L’Accord pour la paix et la réconciliation au Mali ? On en parle de moins en moins. Sur la question, c’est un calme plat. Il fragilise davantage l’Etat, met à nu ses insuffisances, il profite aux rebelles. Les voici, tranquilles à Kidal, un des leurs à la tête de l’autorité intérimaire qui y a été installé à leur grande satisfaction, au grand dam de la République. La question se pose : le processus n’est-il pas bloqué ? Question que suggèrent les issues des dernières réunions du CSA (Comité de Suivi de l’Accord). D’où la question de notre précédente livraison : face à la rébellion, les réactions ont-elles appropriées ?

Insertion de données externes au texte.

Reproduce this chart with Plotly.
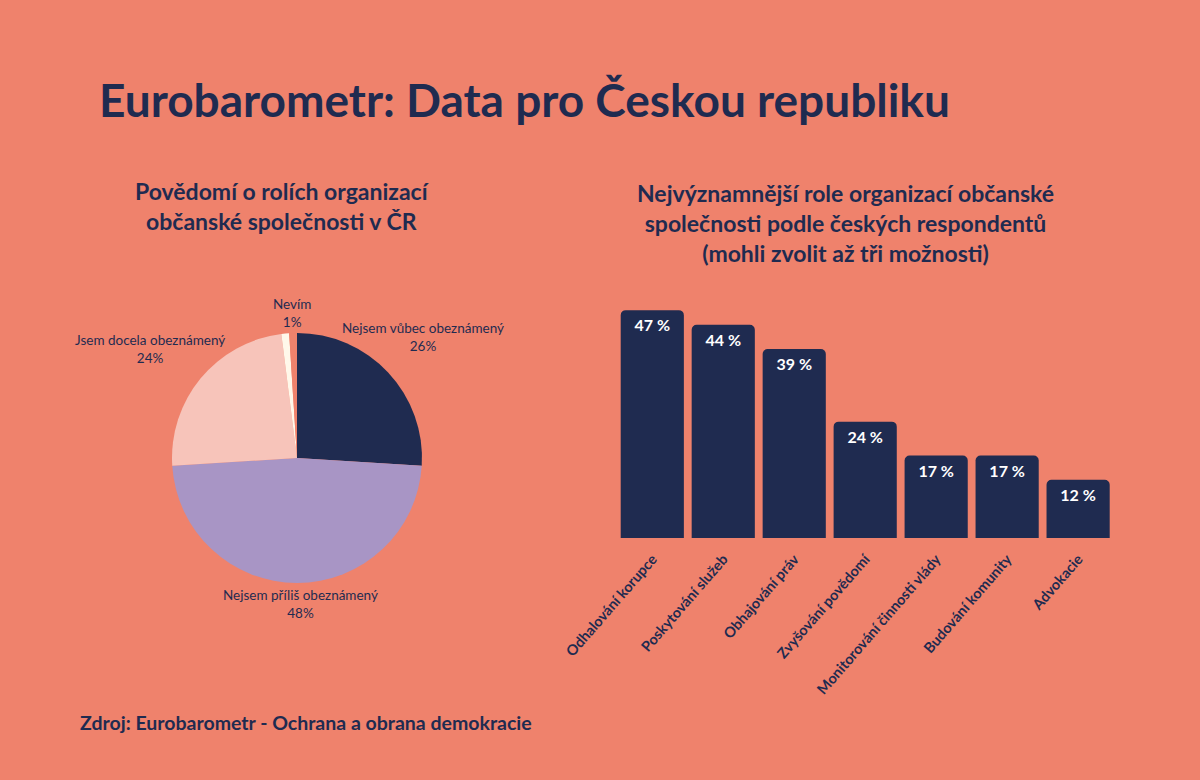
import plotly.graph_objects as go

# data
pie_labels = ['Nejsem vůbec obeznámený', 'Nejsem příliš obeznámený', 'Jsem docela obeznámený', 'Nevím', '']
pie_values = [26, 48, 24, 1, 1]
pie_colors = ['#1F2B50', '#A895C5', '#F7C4BA', '#FFF8EA', '#EF826C']

roles = ['Odhalování korupce', 'Poskytování služeb', 'Obhajování práv', 'Zvyšování povědomí',
         'Monitorování činnosti vlády', 'Budování komunity', 'Advokacie']
role_values = [47, 44, 39, 24, 17, 17, 12]

BG = '#EF826C'
NAVY = '#1F2B50'
FONT = 'Lato'

fig = go.Figure()

fig.add_trace(go.Pie(
    labels=pie_labels,
    values=pie_values,
    marker=dict(colors=pie_colors, line=dict(width=0)),
    sort=False,
    direction='clockwise',
    rotation=0,
    textinfo='none',
    domain=dict(x=[0.1433, 0.3517], y=[0.2526, 0.5731]),
    automargin=False,
    showlegend=False,
    hoverinfo='label+value',
))

fig.add_trace(go.Bar(
    x=roles,
    y=role_values,
    text=[f'{v} %' for v in role_values],
    textposition='inside',
    insidetextanchor='end',
    textfont=dict(family=FONT, size=16, color='white', weight='bold'),
    marker=dict(color=NAVY, cornerradius=5, line=dict(width=0)),
    showlegend=False,
    cliponaxis=False,
))

fig.update_layout(
    width=1200, height=780,
    margin=dict(l=0, r=0, t=0, b=0, autoexpand=False),
    paper_bgcolor=BG,
    plot_bgcolor=BG,
    bargap=0.11,
    font=dict(family=FONT, color=NAVY),
    xaxis=dict(domain=[0.514, 0.928], range=[-0.5, 6.5], tickangle=-49, automargin=False,
               showgrid=False, zeroline=False, showline=False, ticks='outside', ticklen=6,
               tickcolor='rgba(0,0,0,0)',
               tickfont=dict(family=FONT, size=14.5, color=NAVY, weight='bold')),
    yaxis=dict(domain=[0.3103, 0.621], range=[0, 50], visible=False, automargin=False),
)

# pie labels placed around the pie like in the original
label_pos = [(423, 337), (300, 604), (150, 349), (292, 313)]
for (px, py), lab, val in zip(label_pos, pie_labels[:4], pie_values[:4]):
    fig.add_annotation(text=f'{lab}<br>{val}%', x=px / 1200, y=1 - py / 780,
                       xref='paper', yref='paper', xanchor='center', yanchor='middle', showarrow=False,
                       font=dict(family=FONT, size=13.5, color=NAVY))

fig.add_annotation(text='Eurobarometr: Data pro Českou republiku', x=97 / 1200, y=1 - 100 / 780,
                   xref='paper', yref='paper', xanchor='left', yanchor='middle', showarrow=False,
                   font=dict(family=FONT, size=46, color=NAVY, weight='bold'))
fig.add_annotation(text='Povědomí o rolích organizací<br>občanské společnosti v ČR', x=282 / 1200, y=1 - 206 / 780,
                   xref='paper', yref='paper', xanchor='center', yanchor='middle', showarrow=False,
                   font=dict(family=FONT, size=23, color=NAVY, weight='bold'))
fig.add_annotation(text='Nejvýznamnější role organizací občanské<br>společnosti podle českých respondentů<br>(mohli zvolit až tři možnosti)',
                   x=845 / 1200, y=1 - 223 / 780,
                   xref='paper', yref='paper', xanchor='center', yanchor='middle', showarrow=False,
                   font=dict(family=FONT, size=23, color=NAVY, weight='bold'))
fig.add_annotation(text='Zdroj: Eurobarometr - Ochrana a obrana demokracie', x=78 / 1200, y=1 - 722 / 780,
                   xref='paper', yref='paper', xanchor='left', yanchor='middle', showarrow=False,
                   font=dict(family=FONT, size=19.5, color=NAVY, weight='bold'))

fig.write_html('out.html', config={'displayModeBar': False},
               post_script="document.body.style.margin='0';")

Quand elle a éclaté en 1963, sous une forme plutôt archaïque, Modibo Keïta, soucieux d’édifier un Etat moderne ne souffrant d’aucune force centrifuge, l’a maté avec la dernière rigueur avant de jeter les bases du développement de la région. En 1990, Moussa Traoré, après l’avoir circonscrite militairement, a offert à la même région, la possibilité de mieux s’intégrer à la République grâce à une décentralisation mûrement réfléchie.
Après sa chute, ont commencé les longs processus aboutissant à des accords impossibles à mettre en œuvre. Le coup d’envoi en est donné par Amadou Toumani Touré sous la Transition. Il veut imprimer son cachet au traitement de la question. Sur les conseils d’Edgard Pisani, il va se laisser « trimbaler » de Ségou à Mopti, de Mopti à El Goléa, d’El Goléa à Alger où, après trois rounds de négociations, est signé, dans la précipitation, le « Pacte National … consacrant le statut particulier du Nord du Mali ».
Alpha Oumar Konaré en hérite, veut gérer le dossier par le verbe. Lui aussi se laissera « trimbaler », de Bamako à Tamanrasset, de Tamanrasset à Tripoli pour des négociations à valises ouvertes avec les rebelles. L’échec est au bout de l’entreprise. Une guerre civile larvée se déclare dans le Nord. Les rencontres intercommunautaires ramènent la paix. Mais les résolutions du Pacte ne peuvent être mises en œuvre. Aussi, de retour au pouvoir, Amadou Toumani Touré aura-t-il à gérer trois rébellions : 2006, 2007 et 2012. Avec l’aide de la médiation algérienne, il trouve une solution aux deux premières, la troisième emportera son régime. Pour avoir refusé de faire la guerre, il l’a imposée au peuple malien.
Ibrahim Boubacar Keïta hérite du dossier. D’entrée de jeu, il adopte le ton de la fermeté : « Je ne me laisserai pas trimbaler », « Nul homme armé ne se hissera à ma hauteur ». Le résultat est connu : les avancées obtenues avec l’Accord préliminaire de Ouagadougou sont perdues et, à la suite de la mésaventure de Kidal (mai 2014), la majeure partie du Nord est perdue. Il a fallu s’y résoudre : se laisser « trimballer ». Au bout de cinq rounds de négociation est signé l’Accord pour la paix et la réconciliation au Mali issu du processus d’Alger. Le texte est d’une perfection telle que sa réalisation se situe au-dessus de toute capacité humaine.
Aujourd’hui, dans le Nord, l’Etat n’est présent que dans les agglomérations le long du fleuve. L’armée nationale a cessé d’être présente à Aguelhok, Anéfis, Ber, Djebock, Tabankort, Tinzawatène. Si elle l’est à Ménaka et à Tessalit, c’est pour se résoudre à accepter d’y être cantonnée. L’armée nationale obligée de s’imposer l’immobilisme sur le territoire national !
A cause des réactions inappropriées, la rébellion triomphe. Cependant, elle doit comprendre que le temps joue contre elle. Tôt ou tard, cette situation de ni guerre ni paix prendra fin. Les populations l’exigeront, au nom de leur sécurité et de leur développement. La Communauté internationale sera obligée de s’investir pour lutter à la fois contre le terrorisme qui menace ses intérêts et le trafic de drogue. L’Etat ne saurait rester passif. Une réaction appropriée est attendue de sa part. Comment va-t-il s’y prendre ? Vaste question à laquelle les aspirants au pouvoir en cette année électorale devront proposer au peuple une réponse. Mais, d’avance, ils devront méditer cette phrase du médiateur français lors des négociations de Linas-Marcoussis. A la délégation gouvernementale qui faisait observer que trop de faveurs sont accordées aux rebelles, le médiateur a répondu : « Ce sont eux qui ont les armes. » Le verbe seul, la bonne volonté seule ne suffisent pas : un Etat se fait respecter adossé à une puissante armée.